Three subcontractors are starting on your site Monday morning. Can you confirm — right now — that every one of them has current employers' liability insurance, valid CSCS cards, and signed RAMS for the work they're about to do?

If that question made you uncomfortable, you're not alone. CDM compliance is the legal foundation of every UK construction project, but most principal contractors manage it with a patchwork of spreadsheets, email chains, and good intentions. This guide breaks down what CDM 2015 actually requires, who is responsible for what, and how to build a compliance process that doesn't fall apart when an auditor walks in.

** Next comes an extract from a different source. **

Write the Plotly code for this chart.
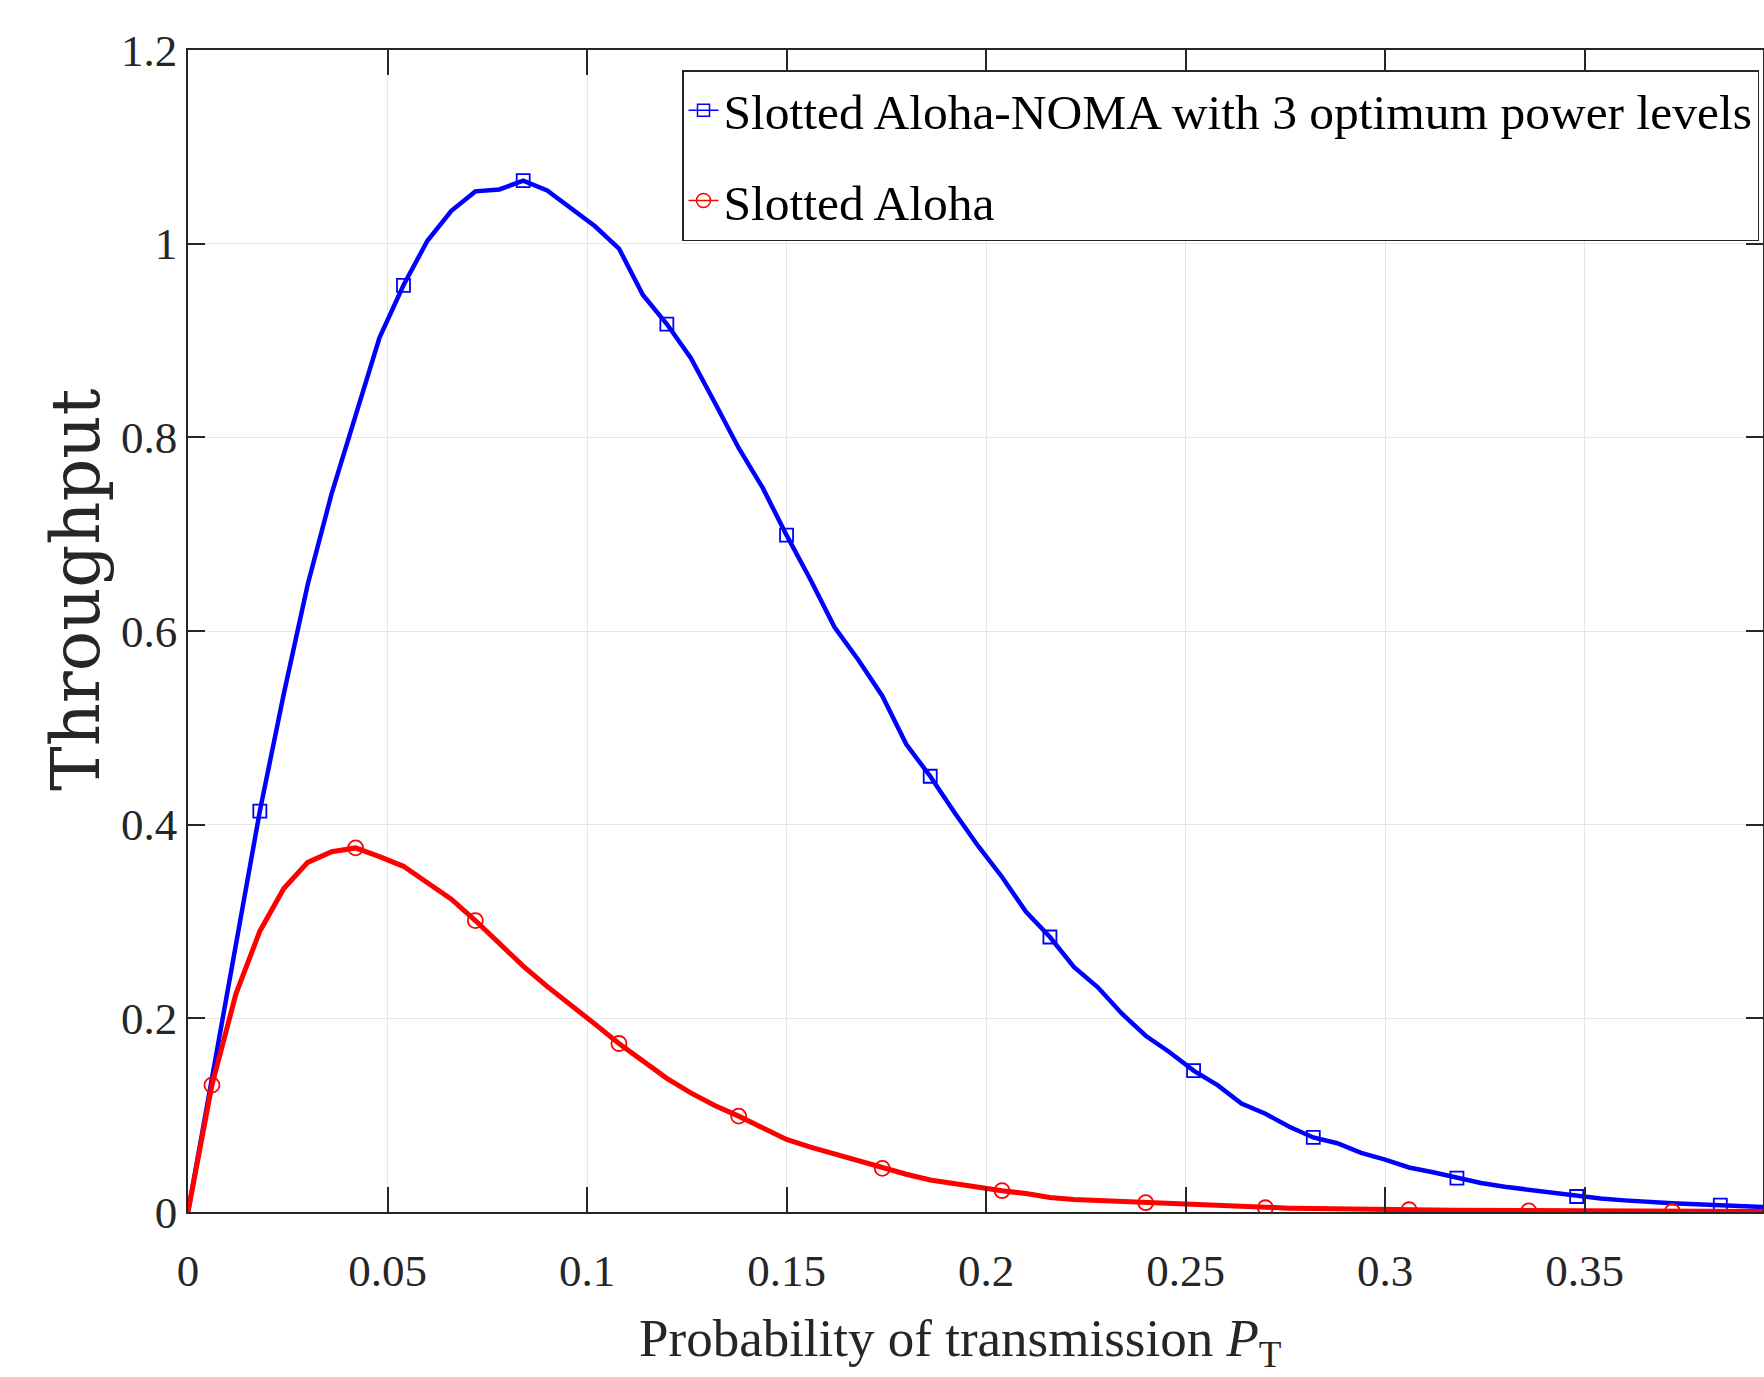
import plotly.graph_objects as go

# Probability of transmission (x grid)
p_t = [0.000, 0.006, 0.012, 0.018, 0.024, 0.030, 0.036, 0.042, 0.048, 0.054,
       0.060, 0.066, 0.072, 0.078, 0.084, 0.090, 0.096, 0.102, 0.108, 0.114,
       0.120, 0.126, 0.132, 0.138, 0.144, 0.150, 0.156, 0.162, 0.168, 0.174,
       0.180, 0.186, 0.192, 0.198, 0.204, 0.210, 0.216, 0.222, 0.228, 0.234,
       0.240, 0.246, 0.252, 0.258, 0.264, 0.270, 0.276, 0.282, 0.288, 0.294,
       0.300, 0.306, 0.312, 0.318, 0.324, 0.330, 0.336, 0.342, 0.348, 0.354,
       0.360, 0.366, 0.372, 0.378, 0.384, 0.390, 0.396, 0.402]

# Slotted Aloha-NOMA with 3 optimum power levels
noma = [0.000, 0.137, 0.276, 0.414, 0.535, 0.648, 0.742, 0.823, 0.903, 0.957,
        1.003, 1.034, 1.054, 1.056, 1.065, 1.055, 1.037, 1.018, 0.995, 0.947,
        0.917, 0.882, 0.836, 0.789, 0.748, 0.699, 0.653, 0.604, 0.570, 0.533,
        0.483, 0.450, 0.413, 0.378, 0.346, 0.310, 0.284, 0.253, 0.232, 0.205,
        0.182, 0.165, 0.146, 0.131, 0.112, 0.1015, 0.088, 0.077, 0.071, 0.061,
        0.054, 0.046, 0.041, 0.035, 0.030, 0.026, 0.023, 0.019, 0.016, 0.014,
        0.012, 0.010, 0.009, 0.008, 0.007, 0.005, 0.004, 0.004]

# Slotted Aloha
aloha = [0.000, 0.131, 0.225, 0.290, 0.334, 0.361, 0.372, 0.376, 0.367, 0.357,
         0.340, 0.323, 0.301, 0.277, 0.254, 0.233, 0.214, 0.194, 0.174, 0.156,
         0.138, 0.123, 0.110, 0.099, 0.087, 0.075, 0.067, 0.060, 0.052, 0.045,
         0.039, 0.033, 0.029, 0.026, 0.022, 0.019, 0.015, 0.013, 0.012, 0.011,
         0.0096, 0.008, 0.007, 0.006, 0.005, 0.0044, 0.004, 0.0035, 0.003, 0.0028,
         0.0025, 0.0023, 0.002, 0.0018, 0.0016, 0.0014, 0.0012, 0.001, 0.001, 0.0008,
         0.0007, 0.0006, 0.0005, 0.0005, 0.0004, 0.0004, 0.0003, 0.0003]

# indices of points carrying markers
noma_marker_idx = [3, 9, 14, 20, 25, 31, 36, 42, 47, 53, 58, 64]
aloha_marker_idx = [1, 7, 12, 18, 23, 29, 34, 40, 45, 51, 56, 62, 67]

x_tickvals = [0, 0.05, 0.1, 0.15, 0.2, 0.25, 0.3, 0.35]
x_ticktext = ["0", "0.05", "0.1", "0.15", "0.2", "0.25", "0.3", "0.35"]
y_tickvals = [0, 0.2, 0.4, 0.6, 0.8, 1.0, 1.2]
y_ticktext = ["0", "0.2", "0.4", "0.6", "0.8", "1", "1.2"]

name_noma = "Slotted Aloha-NOMA with 3 optimum power levels"
name_aloha = "Slotted Aloha"

BLUE = "#0000ff"
RED = "#ff0000"
AX = "#262626"
SERIF = "Liberation Serif, Times New Roman, serif"

W, H = 1764, 1377
L, R, T, B = 188, 1, 50, 165
PW, PH = W - L - R, H - T - B


def px_to_paper_x(px):
    return (px - L) / PW


def px_to_paper_y(py):
    return (H - B - py) / PH


fig = go.Figure()

# Blue series
fig.add_trace(go.Scatter(x=p_t, y=noma, mode="lines",
                         line=dict(color=BLUE, width=4.5),
                         showlegend=False, hoverinfo="skip"))
fig.add_trace(go.Scatter(x=[p_t[i] for i in noma_marker_idx],
                         y=[noma[i] for i in noma_marker_idx],
                         mode="markers",
                         marker=dict(symbol="square-open", size=13, color=BLUE,
                                     line=dict(width=1.8, color=BLUE)),
                         showlegend=False, hoverinfo="skip"))
# Red series
fig.add_trace(go.Scatter(x=p_t, y=aloha, mode="lines",
                         line=dict(color=RED, width=5),
                         showlegend=False, hoverinfo="skip"))
fig.add_trace(go.Scatter(x=[p_t[i] for i in aloha_marker_idx],
                         y=[aloha[i] for i in aloha_marker_idx],
                         mode="markers",
                         marker=dict(symbol="circle-open", size=15, color=RED,
                                     line=dict(width=1.8, color=RED)),
                         showlegend=False, hoverinfo="skip"))

# Legend entries
fig.add_trace(go.Scatter(x=[None], y=[None], mode="lines+markers", name=name_noma,
                         legendgroup="a",
                         line=dict(color=BLUE, width=1.5),
                         marker=dict(symbol="square-open", size=12, color=BLUE,
                                     line=dict(width=1.5, color=BLUE))))
fig.add_trace(go.Scatter(x=[None], y=[None], mode="lines+markers", name=name_aloha,
                         legendgroup="b",
                         line=dict(color=RED, width=1.5),
                         marker=dict(symbol="circle-open", size=14, color=RED,
                                     line=dict(width=1.5, color=RED))))

fig.update_xaxes(range=[0, 0.3947], tickvals=x_tickvals, ticktext=x_ticktext,
                 ticks="inside", ticklen=25, tickwidth=1.5, tickcolor=AX,
                 showline=True, linecolor=AX, linewidth=1.5, mirror="ticks",
                 showgrid=True, gridcolor="#e6e6e6", gridwidth=1, zeroline=False,
                 tickfont=dict(family=SERIF, size=45, color=AX),
                 ticklabelstandoff=18)
fig.update_yaxes(range=[0, 1.2], tickvals=y_tickvals, ticktext=y_ticktext,
                 ticks="inside", ticklen=17, tickwidth=1.5, tickcolor=AX,
                 showline=True, linecolor=AX, linewidth=1.5, mirror="ticks",
                 showgrid=True, gridcolor="#e6e6e6", gridwidth=1, zeroline=False,
                 tickfont=dict(family=SERIF, size=45, color=AX),
                 ticklabelstandoff=0)

fig.update_layout(
    width=W, height=H,
    margin=dict(l=L, r=R, t=T, b=B, autoexpand=False),
    paper_bgcolor="white", plot_bgcolor="white",
    legend=dict(x=px_to_paper_x(682), y=px_to_paper_y(70), xanchor="left", yanchor="top",
                font=dict(family=SERIF, size=49.5, color="black"),
                bgcolor="white", bordercolor=AX, borderwidth=1.5,
                tracegroupgap=23),
    annotations=[
        dict(text="Probability of transmission <i>P</i><sub>T</sub>",
             x=px_to_paper_x(960), y=px_to_paper_y(1342), xref="paper", yref="paper",
             xanchor="center", yanchor="middle", showarrow=False,
             font=dict(family=SERIF, size=53, color=AX)),
        dict(text="Throughput", textangle=-90,
             x=px_to_paper_x(76), y=px_to_paper_y(590), xref="paper", yref="paper",
             xanchor="center", yanchor="middle", showarrow=False,
             font=dict(family="DejaVu Serif, serif", size=67, color=AX)),
    ],
)

fig.write_html("out.html", include_plotlyjs=True,
               config={"displayModeBar": False},
               post_script="document.body.style.margin='0';document.body.style.overflow='hidden';")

What CDM compliance actually means

CDM stands for the Construction (Design and Management) Regulations 2015 (SI 2015/51). These regulations set out how every construction project in the UK must be planned, managed, and coordinated to protect workers and anyone affected by the work.

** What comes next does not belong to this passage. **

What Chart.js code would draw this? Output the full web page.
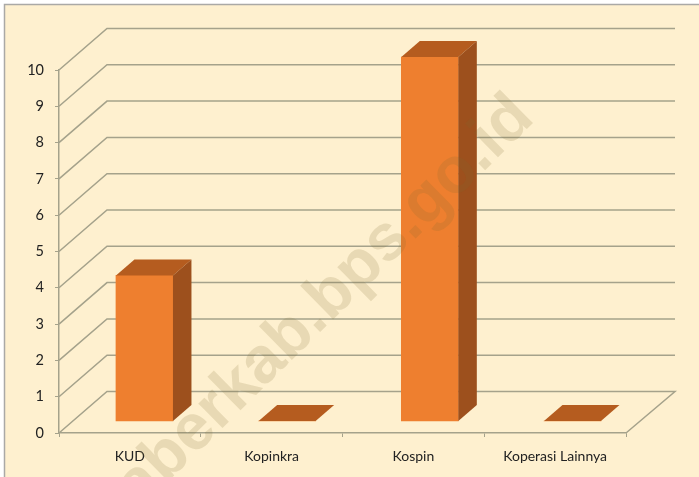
<!DOCTYPE html>
<html><head><meta charset="utf-8">
<style>html,body{margin:0;padding:0;background:#fff}canvas{display:block}</style>
<script src="https://cdn.jsdelivr.net/npm/chart.js@4"></script>
</head><body><canvas id="c" width="699" height="477"></canvas>
<script>
const categories = ["KUD", "Kopinkra", "Kospin", "Koperasi Lainnya"];
const values = [4, 0, 10, 0];
const watermark = "aberkab.bps.go.id";

const depth = {wallX: 48, wallY: 41.5, barX: 18.5, barY: 16};
const gridColor = "#a5a28b";
const cream = "#fef0cf";

const scene = {
  id: "scene",
  beforeDraw(chart) {
    const c = chart.ctx;
    c.save();
    c.fillStyle = "#ffffff"; c.fillRect(0, 0, 699, 477);
    c.fillStyle = cream; c.fillRect(4, 4, 695, 473);
    c.strokeStyle = "#aaa9a6"; c.lineWidth = 1.5;
    c.beginPath(); c.moveTo(4.5, 477); c.lineTo(4.5, 4.5); c.lineTo(699, 4.5); c.stroke();
    c.restore();
  },
  beforeDatasetsDraw(chart) {
    const c = chart.ctx, y = chart.scales.y, a = chart.chartArea;
    c.save();
    c.strokeStyle = gridColor; c.lineWidth = 1.5;
    y.ticks.forEach(t => {
      const p = y.getPixelForValue(t.value);
      c.beginPath();
      c.moveTo(a.left, p);
      c.lineTo(a.left + depth.wallX, p - depth.wallY);
      c.lineTo(a.right + depth.wallX + 1, p - depth.wallY);
      if (t.value === 0) c.lineTo(a.right, p);
      c.stroke();
    });
    c.restore();
  },
  afterDatasetsDraw(chart) {
    const c = chart.ctx;
    c.save();
    chart.getDatasetMeta(0).data.forEach(el => {
      const l = el.x - el.width / 2, r = el.x + el.width / 2, t = el.y, b = el.base;
      c.fillStyle = "#b55c1f";
      c.beginPath(); c.moveTo(l, t); c.lineTo(r, t);
      c.lineTo(r + depth.barX, t - depth.barY); c.lineTo(l + depth.barX, t - depth.barY);
      c.closePath(); c.fill();
      if (b - t > 0.5) {
        c.fillStyle = "#9d501d";
        c.beginPath(); c.moveTo(r, t); c.lineTo(r + depth.barX, t - depth.barY);
        c.lineTo(r + depth.barX, b - depth.barY); c.lineTo(r, b);
        c.closePath(); c.fill();
      }
    });
    c.restore();
  },
  afterDraw(chart) {
    const c = chart.ctx;
    c.save();
    c.translate(536, 120);
    c.rotate(-44.5 * Math.PI / 180);
    c.font = "bold 65px 'Liberation Sans'";
    c.textAlign = "right";
    c.textBaseline = "alphabetic";
    c.fillStyle = "rgba(125,105,50,0.17)";
    c.fillText(watermark, 0, 0);
    c.restore();
  }
};

new Chart(document.getElementById("c"), {
  type: "bar",
  data: {
    labels: categories,
    datasets: [{
      data: values.map((v, i) => ({x: i, y: v})),
      xAxisID: "barX", yAxisID: "barY",
      backgroundColor: "#ee7f2f",
      barThickness: 57, grouped: false, clip: false, borderWidth: 0
    }]
  },
  options: {
    responsive: false, animation: false, events: [],
    layout: {padding: {left: 0, top: 70, right: 73, bottom: 0}},
    plugins: {legend: {display: false}, title: {display: false}, tooltip: {enabled: false}},
    scales: {
      x: {
        type: "category", position: "bottom", offset: true,
        afterFit(s) { s.height = 44; },
        grid: {drawOnChartArea: false, drawTicks: true, tickLength: 4, color: gridColor, offset: true},
        border: {color: gridColor, width: 1.5},
        ticks: {color: "#222", padding: 11, maxRotation: 0, font: {family: "Lato", size: 14}}
      },
      y: {
        type: "linear", position: "left", min: 0, max: 10,
        afterFit(s) { s.width = 59; },
        grid: {drawOnChartArea: false, drawTicks: true, tickLength: 4, color: gridColor},
        border: {color: gridColor, width: 1.5},
        ticks: {stepSize: 1, color: "#222", padding: 11, font: {family: "Lato", size: 14.5}}
      },
      barX: {type: "linear", display: false, offset: false, min: -0.599, max: 3.375, grid: {offset: false}},
      barY: {type: "linear", display: false, min: -0.33, max: 9.643}
    }
  },
  plugins: [scene]
});
</script></body></html>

CDM 2015 replaced the earlier 2007 regulations on 6 April 2015. The key shift: responsibility moved earlier in the project lifecycle, particularly into the design and planning phases where risks can be eliminated before anyone sets foot on site.

CDM applies to all construction work in Great Britain — from a kitchen extension to a £100M infrastructure project. There is no minimum project size. If construction work is happening, CDM applies.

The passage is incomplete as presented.